Frederick County Delegate’s Three Bills Passed As The Legislature Nears Adjournment

A few didn’t make it.

 

Annapolis, Md (KM) With days to go before the Maryland General Assembly adjourns for the year, Frederick County Delegate Karen Lewis Young has reason to be happy. Three of her bills have passed both houses of the legislature, and are heading to the Governor for his signature.

The bills would prohibit minors from using tanning beds, update the patient bill of rights in Maryland, and expand the scope of service of optometrists. “They were all very heavy lifts. So I’m very pleased. In each case. This is not the fist time,” she says. “The prohibition of tanning {beds} for minors was a bill in 2011, 2012, 2014 and 2015. So after five tries, it finally passed.”
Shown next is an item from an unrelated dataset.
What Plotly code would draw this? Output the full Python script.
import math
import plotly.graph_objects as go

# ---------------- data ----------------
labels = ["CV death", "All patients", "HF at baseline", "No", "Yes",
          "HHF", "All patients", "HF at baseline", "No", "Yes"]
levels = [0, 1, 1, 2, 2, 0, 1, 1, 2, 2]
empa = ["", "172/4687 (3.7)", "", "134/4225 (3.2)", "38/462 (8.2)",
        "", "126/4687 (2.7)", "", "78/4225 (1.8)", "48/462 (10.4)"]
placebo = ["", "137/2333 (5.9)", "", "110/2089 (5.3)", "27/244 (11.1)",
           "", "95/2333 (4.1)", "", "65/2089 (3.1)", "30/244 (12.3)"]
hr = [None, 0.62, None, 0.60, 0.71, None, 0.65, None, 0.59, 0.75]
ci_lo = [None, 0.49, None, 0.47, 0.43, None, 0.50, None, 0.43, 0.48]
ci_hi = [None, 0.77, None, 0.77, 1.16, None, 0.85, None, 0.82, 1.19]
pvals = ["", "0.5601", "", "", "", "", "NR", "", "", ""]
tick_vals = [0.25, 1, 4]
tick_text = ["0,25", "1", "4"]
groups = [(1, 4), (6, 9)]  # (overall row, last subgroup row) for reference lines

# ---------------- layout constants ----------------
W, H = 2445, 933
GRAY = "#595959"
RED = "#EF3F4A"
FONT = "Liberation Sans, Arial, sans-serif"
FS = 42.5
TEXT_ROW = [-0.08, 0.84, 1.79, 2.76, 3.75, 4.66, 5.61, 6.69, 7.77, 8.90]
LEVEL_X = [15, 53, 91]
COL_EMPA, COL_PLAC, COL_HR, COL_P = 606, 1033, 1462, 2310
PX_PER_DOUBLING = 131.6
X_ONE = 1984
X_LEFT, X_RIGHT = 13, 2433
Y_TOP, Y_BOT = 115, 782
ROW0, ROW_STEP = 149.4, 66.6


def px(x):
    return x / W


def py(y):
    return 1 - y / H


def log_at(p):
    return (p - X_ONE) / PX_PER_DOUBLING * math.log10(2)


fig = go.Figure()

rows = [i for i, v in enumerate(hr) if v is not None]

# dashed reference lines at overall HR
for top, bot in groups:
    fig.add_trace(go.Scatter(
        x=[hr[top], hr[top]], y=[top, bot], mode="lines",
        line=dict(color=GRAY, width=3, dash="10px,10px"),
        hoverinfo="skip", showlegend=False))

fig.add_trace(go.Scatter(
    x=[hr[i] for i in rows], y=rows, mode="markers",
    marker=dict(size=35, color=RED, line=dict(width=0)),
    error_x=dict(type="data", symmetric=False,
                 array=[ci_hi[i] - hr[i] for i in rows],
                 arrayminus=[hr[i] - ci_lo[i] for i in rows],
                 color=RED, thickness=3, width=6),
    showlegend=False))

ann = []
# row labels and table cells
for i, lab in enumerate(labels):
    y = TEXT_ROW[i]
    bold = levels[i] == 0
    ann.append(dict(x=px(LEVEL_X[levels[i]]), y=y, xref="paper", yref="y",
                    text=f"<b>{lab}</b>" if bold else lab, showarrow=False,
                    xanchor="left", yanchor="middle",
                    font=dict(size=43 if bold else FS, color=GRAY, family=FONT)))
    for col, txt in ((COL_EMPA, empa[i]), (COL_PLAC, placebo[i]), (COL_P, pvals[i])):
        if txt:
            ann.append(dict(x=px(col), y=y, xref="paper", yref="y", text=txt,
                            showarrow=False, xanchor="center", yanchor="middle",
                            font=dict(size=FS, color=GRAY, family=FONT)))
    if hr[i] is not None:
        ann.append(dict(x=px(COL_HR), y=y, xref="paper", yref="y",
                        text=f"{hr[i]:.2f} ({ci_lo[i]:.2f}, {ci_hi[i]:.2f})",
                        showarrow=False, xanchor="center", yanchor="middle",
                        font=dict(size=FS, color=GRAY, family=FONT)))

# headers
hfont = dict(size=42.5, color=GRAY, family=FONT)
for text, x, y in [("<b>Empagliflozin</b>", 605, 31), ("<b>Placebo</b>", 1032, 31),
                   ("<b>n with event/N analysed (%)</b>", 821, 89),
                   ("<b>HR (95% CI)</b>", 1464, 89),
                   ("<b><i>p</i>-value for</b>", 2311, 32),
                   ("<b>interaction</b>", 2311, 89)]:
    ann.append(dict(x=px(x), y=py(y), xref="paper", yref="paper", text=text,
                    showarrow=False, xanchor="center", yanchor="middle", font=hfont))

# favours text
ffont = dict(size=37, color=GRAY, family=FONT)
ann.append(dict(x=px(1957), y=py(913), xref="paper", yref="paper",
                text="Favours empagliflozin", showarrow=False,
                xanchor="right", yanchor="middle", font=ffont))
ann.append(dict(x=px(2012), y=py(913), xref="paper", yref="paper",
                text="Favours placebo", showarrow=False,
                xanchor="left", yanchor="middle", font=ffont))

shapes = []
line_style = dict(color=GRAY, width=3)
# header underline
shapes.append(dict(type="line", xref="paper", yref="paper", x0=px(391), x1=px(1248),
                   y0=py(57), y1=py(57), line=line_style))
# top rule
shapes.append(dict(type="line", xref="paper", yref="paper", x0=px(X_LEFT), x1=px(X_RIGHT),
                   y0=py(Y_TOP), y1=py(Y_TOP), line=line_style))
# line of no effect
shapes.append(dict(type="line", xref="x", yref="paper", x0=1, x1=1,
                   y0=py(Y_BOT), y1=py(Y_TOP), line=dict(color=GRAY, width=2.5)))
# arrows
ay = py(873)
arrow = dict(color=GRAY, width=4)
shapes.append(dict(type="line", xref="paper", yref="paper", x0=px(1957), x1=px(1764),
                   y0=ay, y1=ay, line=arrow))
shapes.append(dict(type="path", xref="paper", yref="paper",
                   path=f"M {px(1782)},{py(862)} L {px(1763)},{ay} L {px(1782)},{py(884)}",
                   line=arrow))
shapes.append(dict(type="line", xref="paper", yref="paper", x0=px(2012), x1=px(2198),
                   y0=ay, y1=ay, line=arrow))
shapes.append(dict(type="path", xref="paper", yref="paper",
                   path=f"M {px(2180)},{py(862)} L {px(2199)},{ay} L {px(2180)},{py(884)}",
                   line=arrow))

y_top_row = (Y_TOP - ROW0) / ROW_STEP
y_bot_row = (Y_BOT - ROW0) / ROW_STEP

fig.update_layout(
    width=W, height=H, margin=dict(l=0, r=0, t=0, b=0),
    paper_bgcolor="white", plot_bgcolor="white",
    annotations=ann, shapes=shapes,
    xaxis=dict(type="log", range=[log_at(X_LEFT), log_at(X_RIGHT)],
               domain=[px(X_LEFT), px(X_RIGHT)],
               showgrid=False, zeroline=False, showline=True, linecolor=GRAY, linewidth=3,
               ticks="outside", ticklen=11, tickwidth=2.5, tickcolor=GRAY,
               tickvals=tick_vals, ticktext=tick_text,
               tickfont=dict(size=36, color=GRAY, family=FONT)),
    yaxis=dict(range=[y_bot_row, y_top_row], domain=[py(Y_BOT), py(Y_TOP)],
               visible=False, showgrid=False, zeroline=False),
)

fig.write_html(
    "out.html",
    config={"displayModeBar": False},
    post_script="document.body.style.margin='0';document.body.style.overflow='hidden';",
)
It also wasn’t;t easy to update the patient bill of rights. “The patient bill of rights in Maryland has not been updated since 1978,” says Young. “And this is our fourth year at this particular bill.”
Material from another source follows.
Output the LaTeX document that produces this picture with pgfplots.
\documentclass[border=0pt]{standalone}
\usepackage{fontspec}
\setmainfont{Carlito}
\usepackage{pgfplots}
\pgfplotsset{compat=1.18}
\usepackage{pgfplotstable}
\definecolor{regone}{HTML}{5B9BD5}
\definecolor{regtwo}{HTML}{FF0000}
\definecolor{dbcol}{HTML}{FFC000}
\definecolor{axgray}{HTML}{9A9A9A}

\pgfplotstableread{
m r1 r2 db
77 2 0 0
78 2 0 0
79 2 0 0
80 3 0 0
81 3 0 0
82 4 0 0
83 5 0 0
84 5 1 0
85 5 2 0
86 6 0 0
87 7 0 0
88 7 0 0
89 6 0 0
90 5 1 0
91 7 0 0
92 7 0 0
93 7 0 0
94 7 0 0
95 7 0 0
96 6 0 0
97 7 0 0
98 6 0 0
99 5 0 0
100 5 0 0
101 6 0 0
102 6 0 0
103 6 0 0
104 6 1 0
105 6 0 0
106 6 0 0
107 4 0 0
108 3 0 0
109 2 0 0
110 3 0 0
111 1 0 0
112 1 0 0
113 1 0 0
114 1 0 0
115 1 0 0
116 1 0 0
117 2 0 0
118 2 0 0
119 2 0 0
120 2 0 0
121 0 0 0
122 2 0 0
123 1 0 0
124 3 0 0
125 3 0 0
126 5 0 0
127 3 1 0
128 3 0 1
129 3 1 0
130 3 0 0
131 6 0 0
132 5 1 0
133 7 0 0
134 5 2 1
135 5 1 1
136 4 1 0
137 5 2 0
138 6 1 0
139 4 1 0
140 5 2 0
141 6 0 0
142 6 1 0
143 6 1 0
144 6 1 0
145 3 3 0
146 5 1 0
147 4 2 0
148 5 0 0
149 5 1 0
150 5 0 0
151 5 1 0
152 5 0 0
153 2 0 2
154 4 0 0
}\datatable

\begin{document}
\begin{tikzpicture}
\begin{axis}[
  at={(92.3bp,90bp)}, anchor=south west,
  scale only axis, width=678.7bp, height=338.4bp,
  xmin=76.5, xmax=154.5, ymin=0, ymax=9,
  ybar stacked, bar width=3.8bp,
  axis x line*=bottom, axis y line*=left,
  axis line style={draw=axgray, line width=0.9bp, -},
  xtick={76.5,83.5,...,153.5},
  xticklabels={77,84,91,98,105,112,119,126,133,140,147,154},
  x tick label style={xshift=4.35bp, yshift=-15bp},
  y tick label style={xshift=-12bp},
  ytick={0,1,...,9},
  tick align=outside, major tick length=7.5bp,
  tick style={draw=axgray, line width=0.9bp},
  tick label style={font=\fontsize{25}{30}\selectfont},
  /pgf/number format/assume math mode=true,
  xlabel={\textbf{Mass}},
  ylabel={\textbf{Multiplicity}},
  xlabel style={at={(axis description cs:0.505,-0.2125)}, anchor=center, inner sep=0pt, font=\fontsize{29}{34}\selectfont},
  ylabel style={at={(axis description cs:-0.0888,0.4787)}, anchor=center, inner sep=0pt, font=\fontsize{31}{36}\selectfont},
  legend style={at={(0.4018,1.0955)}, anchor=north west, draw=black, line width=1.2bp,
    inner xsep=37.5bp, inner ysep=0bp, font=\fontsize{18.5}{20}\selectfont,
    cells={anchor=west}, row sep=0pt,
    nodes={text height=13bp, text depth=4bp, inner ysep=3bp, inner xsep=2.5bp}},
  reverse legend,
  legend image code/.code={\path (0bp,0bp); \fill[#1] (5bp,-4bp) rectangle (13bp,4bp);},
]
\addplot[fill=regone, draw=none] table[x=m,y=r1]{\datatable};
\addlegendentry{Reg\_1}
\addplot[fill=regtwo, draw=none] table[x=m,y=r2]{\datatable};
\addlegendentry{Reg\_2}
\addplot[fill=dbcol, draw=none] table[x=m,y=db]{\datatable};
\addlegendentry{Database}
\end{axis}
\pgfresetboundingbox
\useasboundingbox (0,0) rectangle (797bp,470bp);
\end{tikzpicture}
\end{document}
She says she believes the Governor will sign these bills, in particular the legislation prohibiting minors from using tanning bed. “Given the Governor’s support last year of my bill to allow children to bring sunblock to school, and his own experience with cancer, I’ve  got to believe he would support this bill,” says Young.
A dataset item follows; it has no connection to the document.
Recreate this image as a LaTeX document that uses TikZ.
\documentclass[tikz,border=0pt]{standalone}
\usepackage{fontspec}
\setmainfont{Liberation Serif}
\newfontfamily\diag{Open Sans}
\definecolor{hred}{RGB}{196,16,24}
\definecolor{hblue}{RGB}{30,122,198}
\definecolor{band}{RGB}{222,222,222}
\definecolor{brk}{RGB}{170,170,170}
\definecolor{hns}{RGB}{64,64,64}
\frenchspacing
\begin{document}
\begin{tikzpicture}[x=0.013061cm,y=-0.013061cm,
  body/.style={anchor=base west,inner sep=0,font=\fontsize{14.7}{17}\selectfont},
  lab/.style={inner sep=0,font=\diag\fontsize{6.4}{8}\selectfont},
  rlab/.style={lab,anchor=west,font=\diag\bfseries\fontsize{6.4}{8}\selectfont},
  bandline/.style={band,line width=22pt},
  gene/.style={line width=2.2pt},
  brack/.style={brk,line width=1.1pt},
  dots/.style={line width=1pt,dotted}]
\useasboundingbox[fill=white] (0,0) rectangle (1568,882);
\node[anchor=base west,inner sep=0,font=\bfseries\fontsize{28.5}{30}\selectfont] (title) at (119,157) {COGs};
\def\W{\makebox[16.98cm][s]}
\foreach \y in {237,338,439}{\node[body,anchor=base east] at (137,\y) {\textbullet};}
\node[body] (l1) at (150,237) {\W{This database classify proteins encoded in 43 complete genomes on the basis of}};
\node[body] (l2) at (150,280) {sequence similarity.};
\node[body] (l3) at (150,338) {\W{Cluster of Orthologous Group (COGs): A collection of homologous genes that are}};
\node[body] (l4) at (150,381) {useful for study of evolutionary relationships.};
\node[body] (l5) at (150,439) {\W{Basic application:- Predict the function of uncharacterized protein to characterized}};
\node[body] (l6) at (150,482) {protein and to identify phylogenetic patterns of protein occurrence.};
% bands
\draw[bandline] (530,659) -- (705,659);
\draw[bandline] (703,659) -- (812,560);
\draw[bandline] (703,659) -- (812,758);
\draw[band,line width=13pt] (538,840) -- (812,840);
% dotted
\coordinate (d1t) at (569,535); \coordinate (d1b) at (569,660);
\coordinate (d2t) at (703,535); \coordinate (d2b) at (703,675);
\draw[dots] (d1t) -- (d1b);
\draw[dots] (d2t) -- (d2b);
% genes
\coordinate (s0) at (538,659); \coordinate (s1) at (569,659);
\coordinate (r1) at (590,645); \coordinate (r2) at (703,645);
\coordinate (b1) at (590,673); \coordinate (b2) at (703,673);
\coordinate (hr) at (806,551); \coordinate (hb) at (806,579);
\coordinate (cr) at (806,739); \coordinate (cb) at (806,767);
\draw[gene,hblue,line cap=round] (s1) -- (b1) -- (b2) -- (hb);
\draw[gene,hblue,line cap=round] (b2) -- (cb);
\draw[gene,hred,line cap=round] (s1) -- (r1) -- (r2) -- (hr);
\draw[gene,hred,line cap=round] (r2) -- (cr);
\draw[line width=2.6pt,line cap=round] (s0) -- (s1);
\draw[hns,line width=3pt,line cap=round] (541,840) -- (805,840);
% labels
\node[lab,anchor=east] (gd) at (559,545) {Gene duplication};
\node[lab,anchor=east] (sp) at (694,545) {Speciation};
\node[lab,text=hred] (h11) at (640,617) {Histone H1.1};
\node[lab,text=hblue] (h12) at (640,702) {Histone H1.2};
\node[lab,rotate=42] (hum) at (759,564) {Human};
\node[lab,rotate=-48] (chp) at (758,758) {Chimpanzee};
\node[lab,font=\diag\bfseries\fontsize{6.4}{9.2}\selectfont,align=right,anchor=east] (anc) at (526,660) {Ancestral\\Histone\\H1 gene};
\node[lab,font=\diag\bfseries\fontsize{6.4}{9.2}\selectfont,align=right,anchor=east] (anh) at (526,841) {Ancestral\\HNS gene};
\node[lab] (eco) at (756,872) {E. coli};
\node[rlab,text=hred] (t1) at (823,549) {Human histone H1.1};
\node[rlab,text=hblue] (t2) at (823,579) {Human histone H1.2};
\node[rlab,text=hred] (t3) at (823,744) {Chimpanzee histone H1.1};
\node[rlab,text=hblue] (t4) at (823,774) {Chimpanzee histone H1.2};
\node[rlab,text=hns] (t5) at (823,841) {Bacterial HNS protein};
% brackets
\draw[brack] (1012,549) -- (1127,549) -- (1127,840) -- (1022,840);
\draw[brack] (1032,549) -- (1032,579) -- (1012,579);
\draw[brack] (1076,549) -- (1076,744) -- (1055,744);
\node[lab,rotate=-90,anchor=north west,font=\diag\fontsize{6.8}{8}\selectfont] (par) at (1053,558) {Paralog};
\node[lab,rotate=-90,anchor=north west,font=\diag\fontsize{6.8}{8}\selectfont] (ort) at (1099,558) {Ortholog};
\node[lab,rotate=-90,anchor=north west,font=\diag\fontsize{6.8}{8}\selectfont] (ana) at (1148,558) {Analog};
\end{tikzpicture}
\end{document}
The measure to prohibit minors from using tanning beds has the support of the American Cancer Society and the Maryland Dermatological Society. The World Health Organization has classified the UV ray  as much of a carcinogen in the same category as tobacco, and the cost of treating skin cancer is about $340-million annually.

But Young says a few of her bills are not going to make it because the General Assembly is set to adjourn very soon. She says one bill would allow pharmacists to do injections for patients.   “That was a bill that I thought was going move. But Med-Chi resisted. And when we worked out some of the differences, they came back with some new objections. So I’m afraid that’s going to have to wait until next year,” she says.

“Diabetes would have been one of the injections that would be covered,” says Young. “Because there are some people, who for some reason or another, can’t or are not comfortable doing their own injections. So it would have permitted pharmacists, assuming they had the appropriate training, to be able to delivers those injections.”

The Maryland General Assembly adjourns for the year on Monday, April 8th at midnight.